Jeffrey Epstein’s fortune is built on fraud, a former mentor says
By Heather Timmons
10 July, 2019
How, exactly, did accused sex trafficker Jeffrey Epstein propel himself from a middle-class boy in Brooklyn to a secretive, maybe-billionaire with multiple mansions and a private jet?
While the financial world has been puzzling over the question for years, it is really not that complicated, according to Steven Jude Hoffenberg, Epstein’s former mentor. Epstein used fraudulently gotten funds as seed money, he told Quartz.
Epstein became known in financial circles in the early 2000s for managing money for Les Wexner, the billionaire head of Limited Inc. But as Vicky Ward wrote in an extensive 2003 profile of Epstein in Vanity Fair, he earlier worked for Hoffenberg. In the late 1980s, Hoffenberg “hired his new protégé as a consultant at $25,000 a month.” They traveled the world together on Hoffenberg’s plane, Ward wrote.
In 1997, Hoffenberg—the head of bill-collection firm Towers Financial—was sentenced to 20 years in jail for running one of the biggest Ponzi schemes in US history. Thousands of investors were bilked of more than $450 million.
Hoffenberg now tells Quartz that Epstein was deeply involved in the fraud. Epstein was never charged in the case, but he was “totally in the mix,” Hoffenberg said. He added that Epstein helped him set up the Ponzi scheme.
“He was my colleague daily, seven days a week,” Hoffenberg added.
Hoffenberg said Epstein’s connection to the crime didn’t come up at the time because he pled guilty. “When you plead guilty you don’t go in for elaborate discovery.”
Hoffenberg was released from prison in late 2013 after serving almost 20 years in jail. He still hasn’t paid back most of the money he took from investors, a demand the judge included in his original sentence.
Epstein named in legal filings
Hoffenberg’s allegations are also made in a lawsuit filed in August 2018 by former Towers investors. The suit calls Epstein an “uncharged co-conspirator.” It also alleges that the millions in stolen investment was the seed capital for Epstein’s hedge fund, which it values at $50 billion. The suit says Epstein “knowingly and intentionally utilized funds he fraudulently diverted and obtained from this massive Ponzi scheme for his own personal use to support a lavish lifestyle,” but does not elaborate.
Reid Weingarten, the attorney representing Epstein, didn’t respond to a request for comment on the various allegations made against Epstein.
One exhibit filed with the court by Hoffenberg and Towers noteholders says that Hoffenberg, Epstein and Towers Financial “operated a classic Ponzi scheme from the late 1980s to mid-1990s,” which succeeded in soliciting over $500 million dollars in investments from participants. All of the money was “misappropriated for improper and personal uses,” the exhibit claims, but does not provide any substantiating evidence.
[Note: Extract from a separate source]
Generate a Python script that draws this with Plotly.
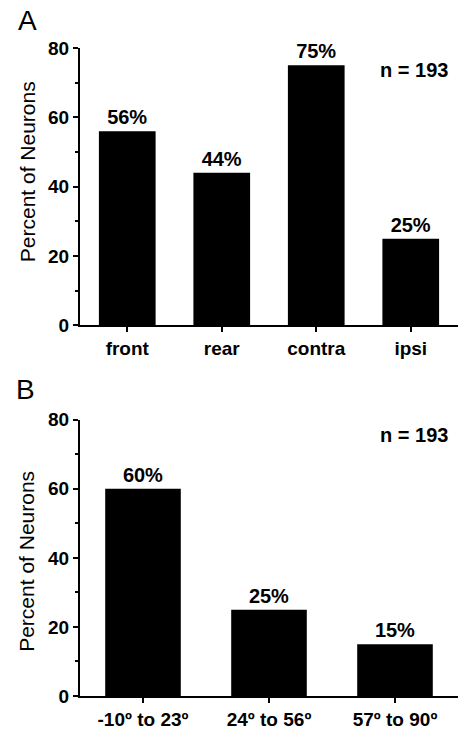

Epstein “provided services including, but not limited to, assisting Mr. Hoffenberg full-time in all matters of business operations and management of TFC [Towers Financial], including, but not limited to, raising capital as a co-conspirator in connection with the TFC Ponzi Fraud,” the exhibit claims.
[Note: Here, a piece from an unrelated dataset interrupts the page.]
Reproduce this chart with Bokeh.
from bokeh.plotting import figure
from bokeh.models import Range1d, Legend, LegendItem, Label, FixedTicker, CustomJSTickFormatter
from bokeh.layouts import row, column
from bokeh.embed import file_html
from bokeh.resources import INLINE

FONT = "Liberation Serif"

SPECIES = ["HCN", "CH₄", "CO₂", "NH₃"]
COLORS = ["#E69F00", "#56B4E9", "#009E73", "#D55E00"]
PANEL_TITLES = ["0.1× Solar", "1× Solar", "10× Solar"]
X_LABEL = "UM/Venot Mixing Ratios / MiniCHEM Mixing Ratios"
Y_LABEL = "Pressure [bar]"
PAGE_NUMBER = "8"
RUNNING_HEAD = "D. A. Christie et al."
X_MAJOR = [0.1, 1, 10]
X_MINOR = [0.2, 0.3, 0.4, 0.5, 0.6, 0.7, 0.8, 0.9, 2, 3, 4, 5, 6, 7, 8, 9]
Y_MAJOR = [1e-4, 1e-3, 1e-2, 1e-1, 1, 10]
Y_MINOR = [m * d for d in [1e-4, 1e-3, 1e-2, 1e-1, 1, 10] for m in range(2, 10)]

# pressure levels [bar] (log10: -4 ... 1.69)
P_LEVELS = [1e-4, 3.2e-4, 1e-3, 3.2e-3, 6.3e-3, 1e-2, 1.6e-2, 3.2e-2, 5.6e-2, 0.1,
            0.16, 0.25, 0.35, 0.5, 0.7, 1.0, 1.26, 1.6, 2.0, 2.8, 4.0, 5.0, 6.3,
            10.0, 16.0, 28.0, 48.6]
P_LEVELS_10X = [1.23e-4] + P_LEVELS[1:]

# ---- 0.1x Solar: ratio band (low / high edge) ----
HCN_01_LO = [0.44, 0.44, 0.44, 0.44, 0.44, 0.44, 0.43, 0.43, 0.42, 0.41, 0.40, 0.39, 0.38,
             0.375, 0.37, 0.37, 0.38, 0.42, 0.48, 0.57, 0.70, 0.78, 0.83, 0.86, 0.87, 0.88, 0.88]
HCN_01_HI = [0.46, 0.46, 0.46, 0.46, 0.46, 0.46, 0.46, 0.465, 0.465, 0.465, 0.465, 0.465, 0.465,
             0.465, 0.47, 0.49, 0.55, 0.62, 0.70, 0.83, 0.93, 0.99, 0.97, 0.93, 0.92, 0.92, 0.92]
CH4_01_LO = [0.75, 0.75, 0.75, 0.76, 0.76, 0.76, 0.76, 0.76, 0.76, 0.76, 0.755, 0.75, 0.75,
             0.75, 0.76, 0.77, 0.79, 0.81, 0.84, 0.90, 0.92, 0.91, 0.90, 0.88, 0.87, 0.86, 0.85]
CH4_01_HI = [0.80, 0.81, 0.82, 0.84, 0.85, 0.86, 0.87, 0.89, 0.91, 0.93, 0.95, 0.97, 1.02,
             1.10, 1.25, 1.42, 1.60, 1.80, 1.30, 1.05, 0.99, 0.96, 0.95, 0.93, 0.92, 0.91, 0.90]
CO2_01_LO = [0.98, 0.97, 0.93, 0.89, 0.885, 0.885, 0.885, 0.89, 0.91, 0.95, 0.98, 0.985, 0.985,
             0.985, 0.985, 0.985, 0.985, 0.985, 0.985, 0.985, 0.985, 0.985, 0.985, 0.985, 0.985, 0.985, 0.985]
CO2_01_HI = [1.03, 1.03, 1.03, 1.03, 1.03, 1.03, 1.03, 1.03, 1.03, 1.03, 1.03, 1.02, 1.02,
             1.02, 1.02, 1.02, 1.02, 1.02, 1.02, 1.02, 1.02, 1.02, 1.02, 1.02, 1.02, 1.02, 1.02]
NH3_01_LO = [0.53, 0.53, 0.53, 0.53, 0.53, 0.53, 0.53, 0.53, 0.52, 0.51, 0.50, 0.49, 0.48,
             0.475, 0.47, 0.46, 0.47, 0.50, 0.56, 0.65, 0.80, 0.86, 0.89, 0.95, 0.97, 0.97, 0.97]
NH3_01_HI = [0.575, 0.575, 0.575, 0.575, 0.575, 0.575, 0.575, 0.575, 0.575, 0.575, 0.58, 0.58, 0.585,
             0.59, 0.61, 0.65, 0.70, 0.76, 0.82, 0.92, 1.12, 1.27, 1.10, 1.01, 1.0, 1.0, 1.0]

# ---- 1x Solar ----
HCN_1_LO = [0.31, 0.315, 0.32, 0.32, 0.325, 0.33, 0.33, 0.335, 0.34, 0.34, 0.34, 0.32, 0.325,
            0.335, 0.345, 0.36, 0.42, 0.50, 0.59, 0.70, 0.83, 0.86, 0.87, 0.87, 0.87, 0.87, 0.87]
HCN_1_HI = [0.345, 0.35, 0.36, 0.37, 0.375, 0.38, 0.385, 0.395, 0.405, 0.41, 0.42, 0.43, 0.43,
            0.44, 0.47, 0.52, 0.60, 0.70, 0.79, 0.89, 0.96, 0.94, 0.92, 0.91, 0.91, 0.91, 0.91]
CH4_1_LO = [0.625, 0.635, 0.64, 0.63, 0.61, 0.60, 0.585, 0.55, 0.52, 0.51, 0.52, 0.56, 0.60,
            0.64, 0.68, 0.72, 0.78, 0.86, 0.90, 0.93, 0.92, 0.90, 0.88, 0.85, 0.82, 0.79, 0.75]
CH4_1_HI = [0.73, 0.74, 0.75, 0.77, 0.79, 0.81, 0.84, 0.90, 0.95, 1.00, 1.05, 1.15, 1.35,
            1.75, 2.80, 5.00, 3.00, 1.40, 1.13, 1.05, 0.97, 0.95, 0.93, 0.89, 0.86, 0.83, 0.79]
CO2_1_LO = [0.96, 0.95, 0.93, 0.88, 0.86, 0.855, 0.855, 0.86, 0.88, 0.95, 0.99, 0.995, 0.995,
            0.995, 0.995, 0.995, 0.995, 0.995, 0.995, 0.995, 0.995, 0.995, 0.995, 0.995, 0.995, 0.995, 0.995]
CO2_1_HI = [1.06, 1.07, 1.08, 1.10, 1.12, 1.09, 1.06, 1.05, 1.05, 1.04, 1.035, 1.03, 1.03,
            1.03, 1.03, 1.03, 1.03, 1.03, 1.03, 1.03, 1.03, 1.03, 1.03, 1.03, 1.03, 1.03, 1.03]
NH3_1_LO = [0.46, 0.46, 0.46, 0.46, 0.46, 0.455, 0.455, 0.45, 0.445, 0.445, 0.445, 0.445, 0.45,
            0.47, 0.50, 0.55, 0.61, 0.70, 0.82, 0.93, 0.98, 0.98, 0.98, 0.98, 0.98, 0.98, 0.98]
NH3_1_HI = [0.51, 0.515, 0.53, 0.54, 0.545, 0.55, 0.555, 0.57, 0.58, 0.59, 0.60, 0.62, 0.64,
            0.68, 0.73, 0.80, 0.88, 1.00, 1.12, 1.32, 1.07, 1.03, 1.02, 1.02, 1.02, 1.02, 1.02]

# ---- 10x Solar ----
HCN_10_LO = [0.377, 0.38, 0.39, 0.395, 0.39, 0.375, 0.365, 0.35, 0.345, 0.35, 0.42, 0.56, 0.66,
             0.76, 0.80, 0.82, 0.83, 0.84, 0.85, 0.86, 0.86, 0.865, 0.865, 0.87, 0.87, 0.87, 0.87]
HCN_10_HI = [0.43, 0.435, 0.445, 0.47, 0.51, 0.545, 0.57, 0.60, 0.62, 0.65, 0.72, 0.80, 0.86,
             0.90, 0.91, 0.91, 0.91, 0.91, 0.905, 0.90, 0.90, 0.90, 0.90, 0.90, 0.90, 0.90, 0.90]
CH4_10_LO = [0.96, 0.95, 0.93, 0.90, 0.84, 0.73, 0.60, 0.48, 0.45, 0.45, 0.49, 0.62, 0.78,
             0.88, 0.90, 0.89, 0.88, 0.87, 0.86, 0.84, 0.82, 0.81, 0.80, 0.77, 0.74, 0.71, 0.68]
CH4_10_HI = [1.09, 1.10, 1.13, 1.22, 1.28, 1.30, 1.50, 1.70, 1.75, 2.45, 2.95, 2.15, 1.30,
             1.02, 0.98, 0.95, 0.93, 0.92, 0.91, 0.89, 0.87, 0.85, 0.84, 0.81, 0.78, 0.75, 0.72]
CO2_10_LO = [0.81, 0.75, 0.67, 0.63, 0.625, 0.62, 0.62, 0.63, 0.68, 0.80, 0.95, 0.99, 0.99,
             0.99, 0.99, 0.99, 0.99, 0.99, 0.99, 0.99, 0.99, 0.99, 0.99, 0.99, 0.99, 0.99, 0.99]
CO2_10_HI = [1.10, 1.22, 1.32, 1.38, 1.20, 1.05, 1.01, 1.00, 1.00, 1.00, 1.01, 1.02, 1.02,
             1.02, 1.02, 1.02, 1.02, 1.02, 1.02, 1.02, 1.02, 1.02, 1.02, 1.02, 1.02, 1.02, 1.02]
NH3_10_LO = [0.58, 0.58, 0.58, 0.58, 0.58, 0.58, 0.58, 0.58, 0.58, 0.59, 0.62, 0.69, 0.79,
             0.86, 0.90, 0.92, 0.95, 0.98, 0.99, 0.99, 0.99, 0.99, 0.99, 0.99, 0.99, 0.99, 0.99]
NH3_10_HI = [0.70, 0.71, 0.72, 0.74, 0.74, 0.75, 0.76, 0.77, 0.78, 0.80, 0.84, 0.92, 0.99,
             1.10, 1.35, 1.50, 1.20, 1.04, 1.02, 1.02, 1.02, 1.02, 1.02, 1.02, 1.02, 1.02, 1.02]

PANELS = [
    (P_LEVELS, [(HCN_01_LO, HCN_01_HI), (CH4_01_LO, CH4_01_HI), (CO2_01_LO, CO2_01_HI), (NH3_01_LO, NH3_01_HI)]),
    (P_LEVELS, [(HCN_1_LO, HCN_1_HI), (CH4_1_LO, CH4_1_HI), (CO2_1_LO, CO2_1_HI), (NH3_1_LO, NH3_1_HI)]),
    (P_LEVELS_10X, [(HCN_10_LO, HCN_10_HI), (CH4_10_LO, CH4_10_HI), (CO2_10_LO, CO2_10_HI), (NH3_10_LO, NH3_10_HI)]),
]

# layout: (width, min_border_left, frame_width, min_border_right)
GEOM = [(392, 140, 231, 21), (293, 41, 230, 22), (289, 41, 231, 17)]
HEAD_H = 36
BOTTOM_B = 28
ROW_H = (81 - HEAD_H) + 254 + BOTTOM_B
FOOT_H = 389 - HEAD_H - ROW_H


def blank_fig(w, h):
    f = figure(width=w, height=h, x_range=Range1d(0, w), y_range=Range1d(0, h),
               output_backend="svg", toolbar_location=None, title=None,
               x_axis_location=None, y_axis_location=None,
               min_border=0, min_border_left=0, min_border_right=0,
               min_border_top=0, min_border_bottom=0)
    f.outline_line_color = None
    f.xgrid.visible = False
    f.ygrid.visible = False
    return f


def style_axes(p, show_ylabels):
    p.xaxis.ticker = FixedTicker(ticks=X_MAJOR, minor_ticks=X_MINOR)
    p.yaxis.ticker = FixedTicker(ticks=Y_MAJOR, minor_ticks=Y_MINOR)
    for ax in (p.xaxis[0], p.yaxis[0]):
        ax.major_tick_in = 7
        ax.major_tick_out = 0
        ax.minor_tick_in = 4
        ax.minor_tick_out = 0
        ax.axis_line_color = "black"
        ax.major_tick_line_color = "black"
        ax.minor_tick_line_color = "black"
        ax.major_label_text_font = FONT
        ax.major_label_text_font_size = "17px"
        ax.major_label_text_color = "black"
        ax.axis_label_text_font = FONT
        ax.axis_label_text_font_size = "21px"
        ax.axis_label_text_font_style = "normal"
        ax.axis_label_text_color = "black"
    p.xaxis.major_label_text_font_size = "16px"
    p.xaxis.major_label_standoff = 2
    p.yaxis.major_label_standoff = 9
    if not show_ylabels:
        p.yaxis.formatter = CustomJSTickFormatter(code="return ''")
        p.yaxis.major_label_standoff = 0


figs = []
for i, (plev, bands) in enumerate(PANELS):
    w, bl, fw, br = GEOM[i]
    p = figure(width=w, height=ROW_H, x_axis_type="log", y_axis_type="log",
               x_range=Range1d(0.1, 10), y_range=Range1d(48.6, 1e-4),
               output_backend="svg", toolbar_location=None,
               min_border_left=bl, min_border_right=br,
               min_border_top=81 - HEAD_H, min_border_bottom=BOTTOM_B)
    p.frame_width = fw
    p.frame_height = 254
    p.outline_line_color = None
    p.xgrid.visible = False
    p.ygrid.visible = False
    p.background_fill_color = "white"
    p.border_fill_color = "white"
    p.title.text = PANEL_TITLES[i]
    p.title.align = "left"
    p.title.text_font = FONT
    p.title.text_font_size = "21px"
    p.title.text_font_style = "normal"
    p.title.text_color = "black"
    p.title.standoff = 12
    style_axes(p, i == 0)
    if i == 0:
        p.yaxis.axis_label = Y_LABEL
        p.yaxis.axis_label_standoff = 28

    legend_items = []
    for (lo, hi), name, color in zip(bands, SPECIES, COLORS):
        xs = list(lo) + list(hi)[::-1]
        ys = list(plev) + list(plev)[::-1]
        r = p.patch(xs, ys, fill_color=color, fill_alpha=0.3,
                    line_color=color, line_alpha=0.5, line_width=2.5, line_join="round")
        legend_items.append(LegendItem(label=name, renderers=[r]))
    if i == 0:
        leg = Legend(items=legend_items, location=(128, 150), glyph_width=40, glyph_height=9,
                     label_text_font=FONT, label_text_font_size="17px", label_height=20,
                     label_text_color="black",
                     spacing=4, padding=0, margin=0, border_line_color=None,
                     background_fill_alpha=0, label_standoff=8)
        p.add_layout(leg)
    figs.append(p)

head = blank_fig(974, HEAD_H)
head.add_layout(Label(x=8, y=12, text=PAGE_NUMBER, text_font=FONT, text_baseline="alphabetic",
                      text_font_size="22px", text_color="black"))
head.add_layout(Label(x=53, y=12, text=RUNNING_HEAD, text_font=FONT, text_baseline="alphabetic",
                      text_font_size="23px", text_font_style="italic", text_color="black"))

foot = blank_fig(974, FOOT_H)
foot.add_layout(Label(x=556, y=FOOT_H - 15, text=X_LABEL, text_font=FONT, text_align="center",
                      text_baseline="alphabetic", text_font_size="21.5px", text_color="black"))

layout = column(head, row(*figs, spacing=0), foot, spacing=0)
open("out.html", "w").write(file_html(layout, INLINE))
Together, Hoffenberg and Epstein sold $272 million of promissory notes through six private placements, based on “bogus income and asset figures to conceal TFC’s true financial condition.” The proceeds were “used to pay TFC’s operating expenses,” the filing claims. They did the same with five private placements of $210 million of bonds, based on bogus financial information.
In October of 2018, the lawsuit was withdrawn. Hoffenberg said the plaintiffs plan to refile it. A lawyer for the plaintiffs, however, said they had no knowledge of that plan. A 2013 filing by Hoffenberg claims Epstein should pay restitution to Towers investors from his hedge fund. It was dismissed by a judge because the same law firm was representing Hoffenberg and Towers investors.
Hoffenberg added that in the 1990s, Epstein showed signs of the same predatory behavior toward girls that he was charged with on Monday (July 8).
Off the Trump team
Hoffenberg, a former Trump Tower tenant, started the pro-Trump political action committee Get Our Jobs Back in April of 2016. He said in a FEC filing in June it would conduct a $50 million marketing campaign for Trump. He “left the Trump team” after being disillusioned with their campaign tactics, he told Quartz, and particularly their reliance on Wikileaks
“I’m off the Trump team,” he said. “I told Roger Stone and all of them not to do the Wikileaks, and no one listens.”
He became a born-again Christian while he was in prison, he told Quartz, and spent years studying the Bible at his wife’s urging. Hoffenberg said he is speaking out now to help the original investors get their money back. The 1997 judgement against him requires him to pay investors back.
“I can’t support people who blatantly break the law. My moral compass today as a born again Christian is very substantial,” he said.